Between 1933 and 1938, she collaborated with Ramiro Bujas, the founder of the discipline of psychology in Croatia, at the Institute of Psychology. She made significant contributions to the development of experimental psychology in Croatia and harbored a particular interest in the psychodermal effect. A firm believer in the merits of psychology as an empirical science, she conducted experiments in a small laboratory which she had set up in her own apartment.
In addition to authoring a number of scientific papers and books on the psychology of emotions and the psychological foundations of ethical conduct, she encouraged the establishment of philosophical colloquia in Zagreb, and co-founded Revija za filozofiju i psihologiju (The Philosophy and Psychology Review) in 1927.
Furthermore, she was the first woman to be hired as a librarian at the University Library in Zagreb, where she held a variety of positions, including – due to the breadth of her knowledge – that of the deputy principal for over 20 years. She retired in 1944.
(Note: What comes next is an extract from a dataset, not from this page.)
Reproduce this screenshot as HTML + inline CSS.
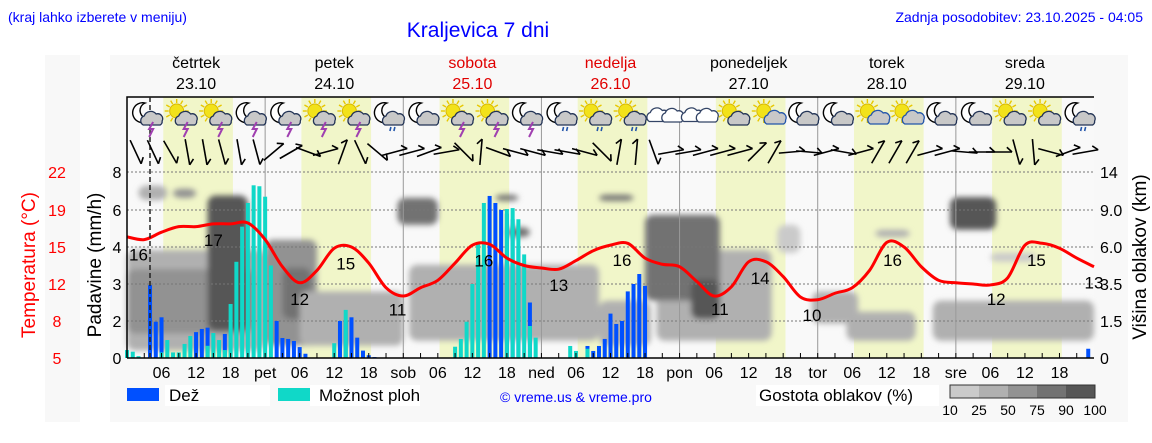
<!DOCTYPE html>
<html><head><meta charset="utf-8"><style>
html,body{margin:0;padding:0;background:#fff;}
svg{display:block;font-family:"Liberation Sans",sans-serif;}
</style></head><body>
<svg id="chart" width="1152" height="443" viewBox="0 0 1152 443" xmlns="http://www.w3.org/2000/svg">
<defs><filter id="blur" x="-20%" y="-20%" width="140%" height="140%"><feGaussianBlur stdDeviation="3"/></filter></defs>
<rect x="45" y="55" width="35" height="367" fill="#f8f8f8"/>
<rect x="110" y="55" width="1018" height="367" fill="#f8f8f8"/>
<text x="8" y="22" font-size="14" fill="#0000ff">(kraj lahko izberete v meniju)</text>
<text x="478" y="37" font-size="21" fill="#0000ff" text-anchor="middle">Kraljevica 7 dni</text>
<text x="1143" y="22" font-size="14" fill="#0000ff" text-anchor="end">Zadnja posodobitev: 23.10.2025 - 04:05</text>
<g id="plot"></g>
</svg>
<script>
const dayNames=["četrtek","petek","sobota","nedelja","ponedeljek","torek","sreda"];
const dayDates=["23.10","24.10","25.10","26.10","27.10","28.10","29.10"];
const dayAbbr=["","pet","sob","ned","pon","tor","sre"];
const rainTicks=[0,2,3,4,6,8];
const tempTicks=[5,8,12,15,19,22];
const kmTicks=["0","1.5","3.5","6.0","9.0","14"];
const kmVals=[0,1.5,3.5,6,9,14];
const rain=[
0,0,0,0,2.97,1.96,2.1,0,0,0,0,0,1.4,1.57,1.64,0,0,1.3,0,0,0,0,0,0,
0,0,2.0,1.08,1.03,0.92,0.59,0.23,0,0,0,0,0,2.0,2.0,2.1,1.1,0.4,0.15,0.05,0,0,0,0,
0,0,0,0,0,0,0,0,0,0,0,0,0,0,0,6.74,6.37,6.0,5.8,5.5,4,0,2.5,0,
0,0,0,0,0,0,0,0,0.65,0.38,0.65,1.03,2.2,1.84,2.0,2.8,3.0,3.27,2.95,0,0,0,0,0,
0,0,0,0,0,0,0,0,0,0,0,0,0,0,0,0,0,0,0,0,0,0,0,0,
0,0,0,0,0,0,0,0,0,0,0,0,0,0,0,0,0,0,0,0,0,0,0,0,
0,0,0,0,0,0,0,0,0,0,0,0,0,0,0,0,0,0,0,0,0,0,0,0.5];
const conv=[
0.43,0.34,0.1,0,0,0,0.3,0.97,0.3,0.3,0.76,1.19,0,0,0.66,1.35,0.97,0.43,2.46,3.6,5.1,6.37,7.3,7.25,
6.7,3.5,0,0,0,0,0,0,0,0,0,0,0.8,0,2.3,0,0,0,0,0,0,0,0,0,
0,0,0,0,0,0,0,0,0,0.61,1.03,1.96,3.0,4.27,6.37,0,0,0,6.05,6.1,5.5,3.8,1.73,1.1,
0,0,0,0,0,0.65,0.38,0,0.5,0,0,0,0,0,0,0,0,0,0,0,0,0,0,0,
0,0,0,0,0,0,0,0,0,0,0,0,0,0,0,0,0,0,0,0,0,0,0,0,
0,0,0,0,0,0,0,0,0,0,0,0,0,0,0,0,0,0,0,0,0,0,0,0,
0,0,0,0,0,0,0,0,0,0,0,0,0,0,0,0,0,0,0,0,0,0,0,0];
const temps=[16.1,15.8,16.6,17.2,17.2,17.5,17.5,17.6,
15.8,13.4,12.1,13.1,14.9,15,13.7,11.6,
10.7,11.6,12.3,13.7,15.2,15.3,14.1,13.5,
13.3,13.2,13.9,14.7,15.2,15.4,14.1,13.6,
13.4,12.2,10.7,11.7,13.8,13.8,12.6,10.6,
10.3,11,11.6,13.1,15.5,15,13.4,12.3,
12.1,12,11.9,12.5,15.2,15.4,14.9,14.1,13.4];
const tempLabelHours=[2,15,30,38,47,62,75,86,103,110,119,133,151,158,168];
const tempLabelVals=[16,17,12,15,11,16,13,16,11,14,10,16,12,15,13];
const windAng=[65,65,60,80,80,75,80,75,
-40,-30,20,-15,-70,65,40,-15,
-15,-20,-10,45,-85,20,15,15,
10,10,15,45,-80,-85,70,-10,
-10,-15,-15,-15,-45,-60,-5,5,
-15,10,-15,-60,-60,-60,-15,-15,
5,0,0,75,85,15,-20,-10];
const icons=["ms","ss","ss","ms","ms","ss","ss","mr","mc","ss","ss","ms","mr","sr","sr","c","c","sg","sc","mc","mc","sc","sc","mc","mc","sg","sg","mr"];
// clouds: hour start, hour end, km low, km high, density
const cloudH0=[0,0,14,2,8,24,27,30,47,49,82,64,66,82,92,90,98,113,119,125,140,143,150,130];
const cloudH1=[24,22,21,7,12,33,32,48,54,82,91,68,70,88,112,103,103,117,127,137,168,151,158,136];
const cloudLo=[0.3,1.0,1.1,10.3,10.6,0.5,1.6,0.5,7.8,0.7,0.5,10.2,6.8,10.2,0.7,2.6,1.6,5.6,1.4,0.7,0.7,7.4,5.0,6.8];
const cloudHi=[5.8,4.5,10.9,12.2,11.8,6.6,4.6,3.1,10.6,4.8,2.6,11.0,7.6,11.0,5.8,8.6,3.8,7.8,3.1,2.0,2.6,10.7,5.6,7.4];
const cloudD=[1,2,4,1,2,2,3,1,3,1,1,3,3,3,1,3,4,0,1,1,1,4,0,1];
const cloudColors=["#cacaca","#b0b0b0","#929292","#727272","#565656"];

const X0=127,X1=1094,YT=97,YB=358,HW=(X1-X0)/168;
const tickY=[358,321,284,247,210,172];
function pw(v,vals){for(let i=0;i<vals.length-1;i++){if(v<=vals[i+1]||i==vals.length-2){const t=(v-vals[i])/(vals[i+1]-vals[i]);return tickY[i]+t*(tickY[i+1]-tickY[i]);}}}
const xH=h=>X0+h*HW, yR=v=>pw(v,rainTicks), yT=v=>pw(v,tempTicks), yK=v=>pw(v,kmVals);
const NS="http://www.w3.org/2000/svg", g=document.getElementById('plot');
function mk(tag,attrs,parent,txt){const e=document.createElementNS(NS,tag);for(const k in attrs)e.setAttribute(k,attrs[k]);if(txt!==undefined)e.textContent=txt;(parent||g).appendChild(e);return e;}

let e=mk('rect',{x:X0,y:YT,width:X1-X0,height:YB-YT,fill:'#f9f9f9'});

for(let d=0;d<7;d++){
 e=mk('rect',{x:xH(d*24+6.3),y:YT,width:12.1*HW,height:YB-YT,fill:'#f1f6c9'});
 
}
const cg=mk('g',{filter:'url(#blur)'});

for(let i=0;i<cloudH0.length;i++){
 const x=xH(cloudH0[i]),w=xH(cloudH1[i])-x,y=yK(cloudHi[i]),hh=yK(cloudLo[i])-y;
 e=mk('rect',{x:x,y:y,width:w,height:hh,rx:Math.min(8,w/2),fill:cloudColors[cloudD[i]]},cg);
 
}
for(let i=1;i<tickY.length;i++){
 e=mk('line',{x1:X0,x2:X1,y1:tickY[i],y2:tickY[i],stroke:'#777','stroke-width':1,'stroke-dasharray':'2,2'});
 
}
for(let d=1;d<7;d++){
 e=mk('line',{x1:xH(d*24),x2:xH(d*24),y1:YT,y2:YB,stroke:'#999','stroke-width':1});
 
}
for(let h=0;h<168;h++){
 if(rain[h]>0){e=mk('rect',{x:xH(h)-2,y:yR(rain[h]),width:4,height:YB-yR(rain[h]),fill:'#0050ff'});
 }
}
for(let h=0;h<168;h++){
 if(conv[h]>0){e=mk('rect',{x:xH(h)-2,y:yR(conv[h]),width:4,height:YB-yR(conv[h]),fill:'#10d8c8'});
 }
}
const pts=temps.map((t,i)=>[xH(i*3),yT(t)]);
let d='M'+pts[0][0]+','+pts[0][1];
for(let i=0;i<pts.length-1;i++){const p0=pts[Math.max(0,i-1)],p1=pts[i],p2=pts[i+1],p3=pts[Math.min(pts.length-1,i+2)];
 d+=` C${p1[0]+(p2[0]-p0[0])/6},${p1[1]+(p2[1]-p0[1])/6} ${p2[0]-(p3[0]-p1[0])/6},${p2[1]-(p3[1]-p1[1])/6} ${p2[0]},${p2[1]}`;}
e=mk('path',{d:d,fill:'none',stroke:'#ff0000','stroke-width':3});

function tempAt(h){const i=Math.min(55,Math.floor(h/3)),f=(h-i*3)/3;return temps[i]+(temps[i+1]-temps[i])*f;}
for(let i=0;i<tempLabelHours.length;i++){
 e=mk('text',{x:xH(tempLabelHours[i]),y:yT(tempAt(tempLabelHours[i]))+22,'font-size':17,'text-anchor':'middle',fill:'#000'},g,String(tempLabelVals[i]));
 
}
e=mk('path',{d:`M${X0},${YB} L${X0},${YT} L${X1},${YT} M${X0},${YB} L${X1},${YB}`,stroke:'#000',fill:'none','stroke-width':1.5});

e=mk('line',{x1:150,x2:150,y1:YT,y2:YB,stroke:'#222','stroke-width':1.5,'stroke-dasharray':'5,3'});

for(let h=3;h<168;h+=3){e=mk('line',{x1:xH(h),x2:xH(h),y1:YB,y2:YB-5,stroke:'#000','stroke-width':1});
 }
for(let dd=0;dd<7;dd++){
 const labs=[[0,dayAbbr[dd]],[6,'06'],[12,'12'],[18,'18']];
 for(const [hh,t] of labs){if(!t)continue;
  e=mk('text',{x:xH(dd*24+hh),y:378,'font-size':16,'text-anchor':'middle'},g,t);
  }
 const wk=dd==2||dd==3;
 e=mk('text',{x:xH(dd*24+12),y:68,'font-size':16,'text-anchor':'middle',fill:wk?'#e00000':'#000'},g,dayNames[dd]);
 
 e=mk('text',{x:xH(dd*24+12),y:89,'font-size':16,'text-anchor':'middle',fill:wk?'#e00000':'#000'},g,dayDates[dd]);
 
}
for(let i=0;i<6;i++){
 e=mk('text',{x:117,y:tickY[i]+6,'font-size':16,'text-anchor':'middle'},g,String(rainTicks[i]));
 
 e=mk('text',{x:57,y:tickY[i]+6,'font-size':16,'text-anchor':'middle',fill:'#ff0000'},g,String(tempTicks[i]));
 
 e=mk('text',{x:1100,y:tickY[i]+6,'font-size':16},g,kmTicks[i]);
 
}
e=mk('text',{x:0,y:0,'font-size':19,'text-anchor':'middle',fill:'#ff0000',transform:'translate(35,265) rotate(-90)'},g,'Temperatura (°C)');

e=mk('text',{x:0,y:0,'font-size':19,'text-anchor':'middle',fill:'#000',transform:'translate(101,265) rotate(-90)'},g,'Padavine (mm/h)');

e=mk('text',{x:0,y:0,'font-size':19,'text-anchor':'middle',fill:'#000',transform:'translate(1146,257) rotate(-90)'},g,'Višina oblakov (km)');

for(let i=0;i<windAng.length;i++){
 const cx=xH(i*3+1.5),cy=152,a=windAng[i]*Math.PI/180,L=13;
 const dx=Math.cos(a)*L,dy=Math.sin(a)*L;
 const wb=mk('g',{stroke:'#000','stroke-width':1.6,fill:'none'});
 
 mk('line',{x1:cx-dx,y1:cy-dy,x2:cx+dx,y2:cy+dy},wb);
 mk('line',{x1:cx+dx,y1:cy+dy,x2:cx+dx+Math.cos(a-2.4)*7,y2:cy+dy+Math.sin(a-2.4)*7},wb);
}
function cloud(p,x,y,s,fill,stroke){mk('path',{d:`M${x-9*s},${y+5*s} a5,5 0 0 1 1,-9 a7,7 0 0 1 12,-2 a5,5 0 0 1 6,7 a4,4 0 0 1 -2,4 z`,fill:fill,stroke:stroke,'stroke-width':1.3},p);}
function sun(p,x,y){for(let k=0;k<12;k++){const a=k*Math.PI/6;mk('line',{x1:x+Math.cos(a)*8,y1:y+Math.sin(a)*8,x2:x+Math.cos(a)*12,y2:y+Math.sin(a)*12,stroke:'#e8c800','stroke-width':1.4},p);}
 mk('circle',{cx:x,cy:y,r:7,fill:'#f2e21a',stroke:'#d9b800','stroke-width':1},p);}
function moon(p,x,y){mk('path',{d:`M${x+3},${y-10} a10,10 0 1 0 6,15 a8,8 0 0 1 -6,-15 z`,fill:'#fff',stroke:'#000','stroke-width':1.4},p);}
for(let i=0;i<icons.length;i++){
 const t=icons[i],cx=xH(i*6+3.5),cy=116;
 const ig=mk('g',{});
 
 if(t[0]=='m')moon(ig,cx-5,cy-3);
 if(t[0]=='s')sun(ig,cx-5,cy-5);
 if(t=='c'){cloud(ig,cx-6,cy,1.1,'#fff','#334466');cloud(ig,cx+8,cy+1,1.0,'#fff','#334466');}
 else cloud(ig,cx+5,cy+4,t=='sc'?0.8:1,'#c8c8c8',t=='sc'?'#2255aa':'#223355');
 if(t[1]=='s')mk('path',{d:`M${cx+6},${cy+6} l-4,7 l4,0 l-4,8`,stroke:'#a040b0','stroke-width':2,fill:'none'},ig);
 if(t[1]=='r')mk('path',{d:`M${cx+2},${cy+11} l-1,4 M${cx+6},${cy+11} l-1,4`,stroke:'#2255aa','stroke-width':1.6},ig);
}
e=mk('rect',{x:127,y:388,width:32,height:13,fill:'#0050ff'});
e=mk('rect',{x:165,y:385,width:105,height:21,fill:'#fff'});
e=mk('text',{x:169,y:401,'font-size':17},g,'Dež');
e=mk('rect',{x:278,y:388,width:32,height:13,fill:'#10d8c8'});
e=mk('rect',{x:310,y:385,width:110,height:21,fill:'#fff'});
e=mk('text',{x:319,y:401,'font-size':17},g,'Možnost ploh');
e=mk('text',{x:500,y:402,'font-size':14,fill:'#0000ff'},g,'© vreme.us & vreme.pro');
e=mk('rect',{x:756,y:385,width:183,height:21,fill:'#fff'});
e=mk('text',{x:759,y:401,'font-size':17},g,'Gostota oblakov (%)');
const cbLabels=["10","25","50","75","90","100"];
for(let i=0;i<5;i++){e=mk('rect',{x:950+i*29,y:385,width:29,height:13,fill:cloudColors[i]});}
e=mk('rect',{x:950,y:385,width:145,height:13,fill:'none',stroke:'#333','stroke-width':1});
for(let i=0;i<6;i++){e=mk('text',{x:950+i*29,y:415,'font-size':14,'text-anchor':'middle'},g,cbLabels[i]);}
</script>
</body></html>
Elza authored several papers on the position of women in library science, including Ženski rad u bibliotekama (Women’s Work in Libraries), published in the magazine Domaće ognjište (initially edited by Marija Jambrišak and Jagoda Truhelka). She was also an active member of the Zagreb branch of the Association of University-Educated Women of Yugoslavia, a member of the German Society for Psychology, and the Croatian Society of Librarians, as well as a co-founder of the Society of the Librarians of Croatia in 1948.
Elza Kučera died in Zagreb in 1972. She shares a tomb with her friend, German teacher and translator Camilla Lucerna, about whose life and work she had written in 1938.
Croatian State Archives (former University Library building), Marko Marulić Square, Zagreb
The Secession building of the former Royal University Library and the State Archives was erected in 1913 on Marko Marulić Square as part of the urban complex of the so-called Lenuzzi's Horseshoe. It featured the works of some of the most notable artists of the era. Among them, there was only one woman, Mila Wod, Croatia's first trained female sculptor, whose decorative relief is featured in the interior. Today, the building houses the Croatian State Archives, whereas the National and University Library had been relocated to a new building in 1995.